● **Exercise aim**: Quote all lines below exactly. Images stay out.

** START OF Stored rows **

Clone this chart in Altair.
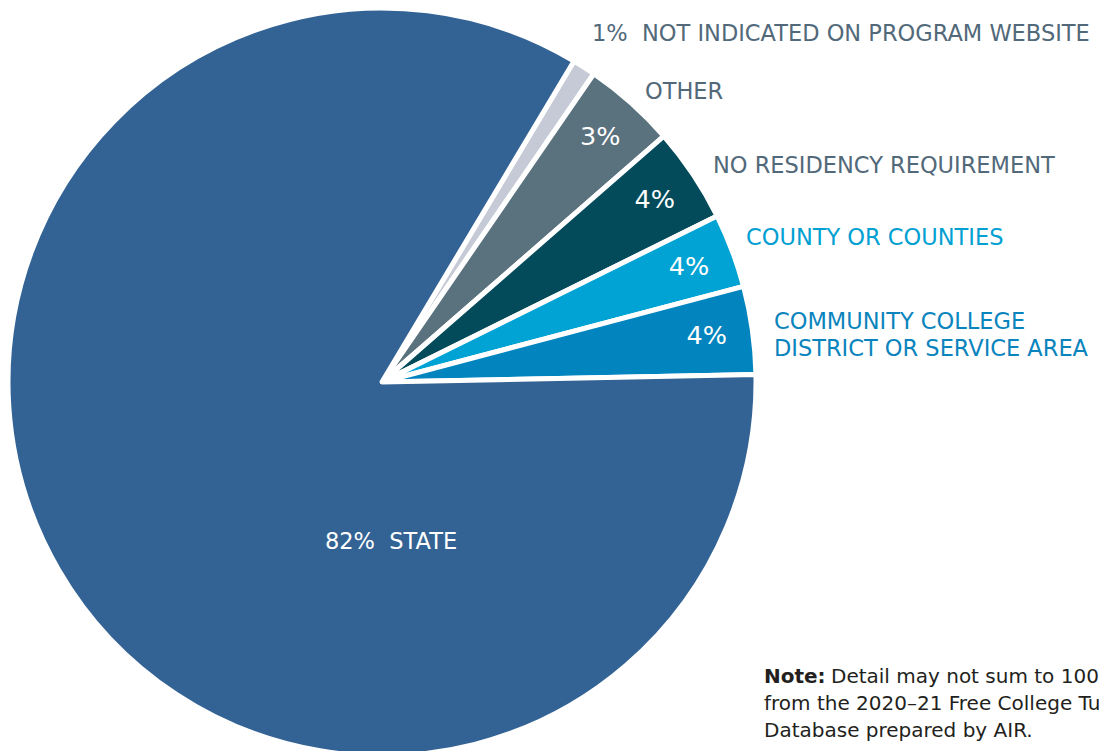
import math
import altair as alt
import pandas as pd

# Data (shares)
categories = [
    "Not indicated on program website",
    "Other",
    "No residency requirement",
    "County or counties",
    "Community college district or service area",
    "State",
]
shares = [1.0, 4.0, 4.1, 3.2, 3.8, 83.9]
inner_labels = ["", "3%", "4%", "4%", "4%", ""]
slice_colors = ["#c5cad6", "#5a717e", "#034b5b", "#00a3d3", "#0284be", "#336394"]

df = pd.DataFrame({
    "category": categories,
    "share": shares,
    "label": inner_labels,
    "ord": list(range(len(categories))),
})

start = math.radians(30.9)
theta_scale = alt.Scale(range=[start, start + 2 * math.pi])
color_scale = alt.Scale(domain=categories, range=slice_colors)

CX, CY = 382, 382
FONT = "DejaVu Sans"
NB = "\u00a0"

base = alt.Chart(df).encode(
    theta=alt.Theta("share:Q", stack=True, scale=theta_scale),
    order=alt.Order("ord:Q"),
)

pie = base.mark_arc(radius=374, stroke="white", strokeWidth=5, strokeJoin="round").encode(
    color=alt.Color("category:N", scale=color_scale, legend=None),
    x=alt.value(CX),
    y=alt.value(CY),
)

inner = base.mark_text(radius=328, font=FONT, fontSize=25.5, color="white",
                       align="center", baseline="middle").encode(
    text="label:N",
    x=alt.value(CX),
    y=alt.value(CY),
)

gray = "#52697a"

def label(text, x, y, color, size=22.5, weight="normal", align="left", font=FONT):
    return alt.Chart(pd.DataFrame({"t": [text]})).mark_text(
        x=x, y=y, align=align, baseline="alphabetic", font=font,
        fontSize=size, fontWeight=weight, color=color,
    ).encode(text="t:N")

labels = [
    label("1%" + NB + NB + "NOT INDICATED ON PROGRAM WEBSITE", 592, 41, gray),
    label("OTHER", 645, 99, gray),
    label("NO RESIDENCY REQUIREMENT", 713, 173, gray),
    label("COUNTY OR COUNTIES", 746, 245, "#00a0d2"),
    label("COMMUNITY COLLEGE", 774, 329, "#0a84bd"),
    label("DISTRICT OR SERVICE AREA", 774, 356, "#0a84bd"),
    label("82%" + NB + NB + "STATE", 391, 549, "white", size=22.5, align="center"),
]

note_color = "#231f20"
note = [
    label("Note:", 764, 683, note_color, size=20, weight="bold"),
    label("Detail may not sum to 100% because of rounding. Source: Data", 831, 683, note_color, size=20),
    label("from the 2020\u201321 Free College Tuition Program", 764, 710, note_color, size=20),
    label("Database prepared by AIR.", 764, 737, note_color, size=20),
]

chart = alt.layer(pie, inner, *labels, *note).properties(
    width=1099, height=751,
    autosize=alt.AutoSizeParams(type="none"),
    padding=0,
).configure_view(stroke=None)

chart.save("out.html", embed_options={"renderer": "svg", "actions": False})
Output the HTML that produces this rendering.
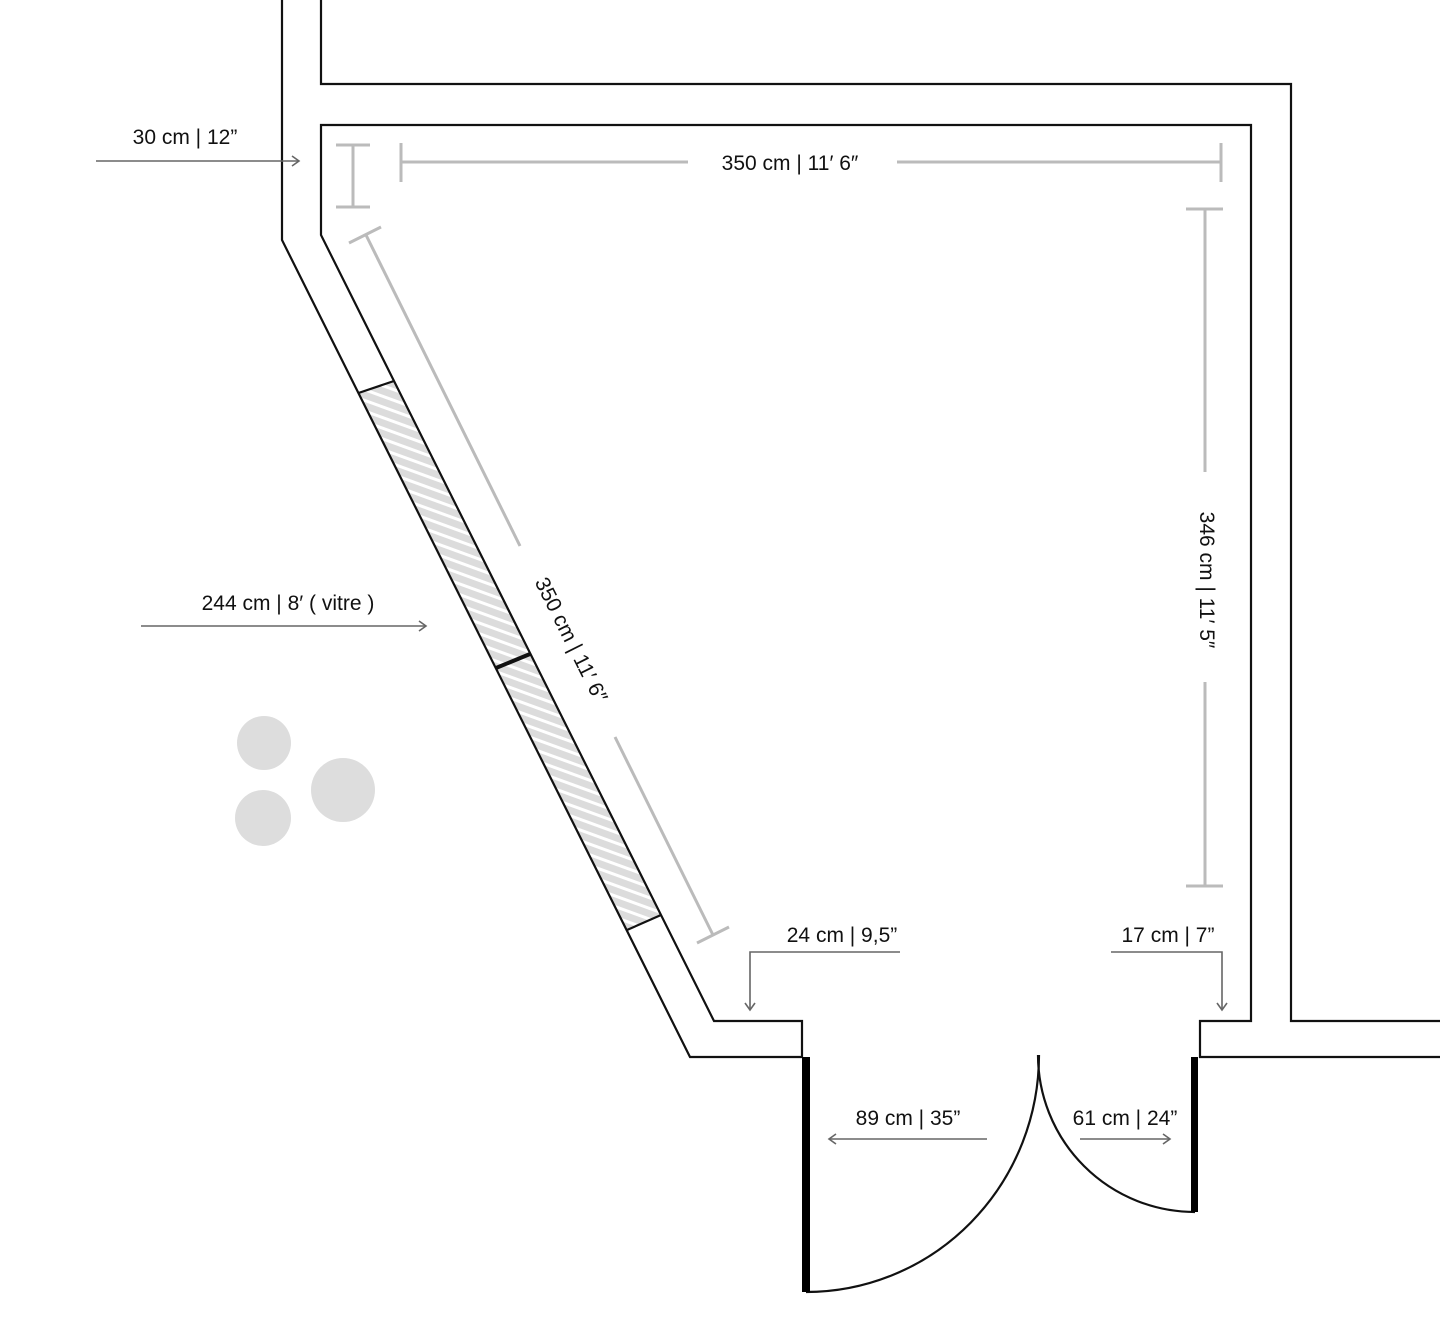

** END OF Stored rows **

● **Complete response**:
Clone this chart in Altair.
import math
import altair as alt
import pandas as pd

# Data (shares)
categories = [
    "Not indicated on program website",
    "Other",
    "No residency requirement",
    "County or counties",
    "Community college district or service area",
    "State",
]
shares = [1.0, 4.0, 4.1, 3.2, 3.8, 83.9]
inner_labels = ["", "3%", "4%", "4%", "4%", ""]
slice_colors = ["#c5cad6", "#5a717e", "#034b5b", "#00a3d3", "#0284be", "#336394"]

df = pd.DataFrame({
    "category": categories,
    "share": shares,
    "label": inner_labels,
    "ord": list(range(len(categories))),
})

start = math.radians(30.9)
theta_scale = alt.Scale(range=[start, start + 2 * math.pi])
color_scale = alt.Scale(domain=categories, range=slice_colors)

CX, CY = 382, 382
FONT = "DejaVu Sans"
NB = "\u00a0"

base = alt.Chart(df).encode(
    theta=alt.Theta("share:Q", stack=True, scale=theta_scale),
    order=alt.Order("ord:Q"),
)

pie = base.mark_arc(radius=374, stroke="white", strokeWidth=5, strokeJoin="round").encode(
    color=alt.Color("category:N", scale=color_scale, legend=None),
    x=alt.value(CX),
    y=alt.value(CY),
)

inner = base.mark_text(radius=328, font=FONT, fontSize=25.5, color="white",
                       align="center", baseline="middle").encode(
    text="label:N",
    x=alt.value(CX),
    y=alt.value(CY),
)

gray = "#52697a"

def label(text, x, y, color, size=22.5, weight="normal", align="left", font=FONT):
    return alt.Chart(pd.DataFrame({"t": [text]})).mark_text(
        x=x, y=y, align=align, baseline="alphabetic", font=font,
        fontSize=size, fontWeight=weight, color=color,
    ).encode(text="t:N")

labels = [
    label("1%" + NB + NB + "NOT INDICATED ON PROGRAM WEBSITE", 592, 41, gray),
    label("OTHER", 645, 99, gray),
    label("NO RESIDENCY REQUIREMENT", 713, 173, gray),
    label("COUNTY OR COUNTIES", 746, 245, "#00a0d2"),
    label("COMMUNITY COLLEGE", 774, 329, "#0a84bd"),
    label("DISTRICT OR SERVICE AREA", 774, 356, "#0a84bd"),
    label("82%" + NB + NB + "STATE", 391, 549, "white", size=22.5, align="center"),
]

note_color = "#231f20"
note = [
    label("Note:", 764, 683, note_color, size=20, weight="bold"),
    label("Detail may not sum to 100% because of rounding. Source: Data", 831, 683, note_color, size=20),
    label("from the 2020\u201321 Free College Tuition Program", 764, 710, note_color, size=20),
    label("Database prepared by AIR.", 764, 737, note_color, size=20),
]

chart = alt.layer(pie, inner, *labels, *note).properties(
    width=1099, height=751,
    autosize=alt.AutoSizeParams(type="none"),
    padding=0,
).configure_view(stroke=None)

chart.save("out.html", embed_options={"renderer": "svg", "actions": False})
Output the HTML that produces this rendering.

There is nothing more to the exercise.